Sysadmin ancien d'hier
There's a bit of redundancy there, Mr Pott - kinda like saying an ancient old-timer sysadmin. He's an old-timer already, how much more do you want his back to be bent ? ;)
I am emphatically not a sysadmin, but I am clearly on the old-timer side of the path (and retirement is now barely perceptible in the haze of time), so I will jauntily assume the mantel of ye old mountain yokel and defend that "just someone else's server" position that you seem to dismiss out-of-hand.
Yes, I understand that IT is once again undergoing a sea change, what with broadband being more prevalent and data centers being something everyone apparently has these days. Someone might point out that this was inevitable. Fine.
I also readily accept that there are SLAs and contractual obligations and so on and so forth. Great.
Finally, I will not bring in to the debate the issues of security and governmental snooping. I will accept to put those aside to focus on the issue of in-house, or not in-house, which is the question (and yes, I know the article is about hybrid ; that just means that you're managing both sets of issues).
Now, for starters, don't bother me with the cost argument. It has been said in these very hallowed articles that going cloud is just displacing the cost center, there is no diminution of costs. With that out of the way, we can concentrate on five nines, functionality and performance.
When you go to the cloud, you get a rosy picture, a nice contract with a bunch of promises, and then you start finding out what actually works and how well. You might be able to do some special things, but if the Cloud is not compatible, you won't be able to do it, however much you ask and plead for it to happen. That's because you're just a drop in the cloud, and only if there are many, many more drops asking the same thing will the cloud change to you. So, in this configuration, it is you who are tied to the cloud, not the reverse.
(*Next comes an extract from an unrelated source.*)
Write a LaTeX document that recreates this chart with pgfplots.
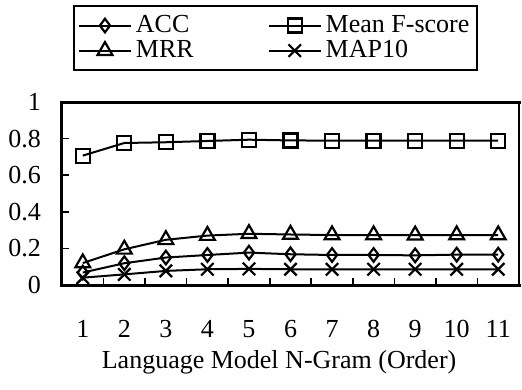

When you go in-house, it's up to you to get the expertise and it's your money that is invested in the infrastructure. That can get quite expensive, I agree. Especially if, like RBS, you get rid of the expertise and hand over daily management to some external company that proceeds to royally screw everything up. Companies need to learn to keep expertise at hand - sometimes high salaries are worth paying.
Of course, in-house failures can and will happen. The cloud goes down for various reasons, in-house can go down as well. The difference being that you can, when in-house, identify issues beforehand, prepare mitigation procedures and, hopefully, implement them quickly when things go pear-shaped.
And if things really go pear-shaped, well you have your personnel at hand and are also there to "encourage" them to get it working again.
When things go bad in the cloud, your mitigation procedure is store the data until the connection comes back. You have only one course of action : call and find out when things will be coming back. Then you just might find out that they won't, because the cloud has been zapped by hackers, or because there were no backups, or because the datacenter is under water, etc. At that point, supposing you do have backups, you're still stuck with having to find another cloud provider, then having to set everything up there, then finding out just how hard it is to get your data on that new cloud.
You will note I have not made mention of connectivity. If your connection goes down, it doesn't matter where the servers are, you're disconnected and you'll have to wait until the connection returns.
So what I'm saying is that the cloud is not a better solution than in-house. It is just a solution with a different set of constraints. Use your server, you get one set of problems. Use someone else's server, you get another set of problems.
The real issue is understanding why you choose which set.
But it's still someone else's server.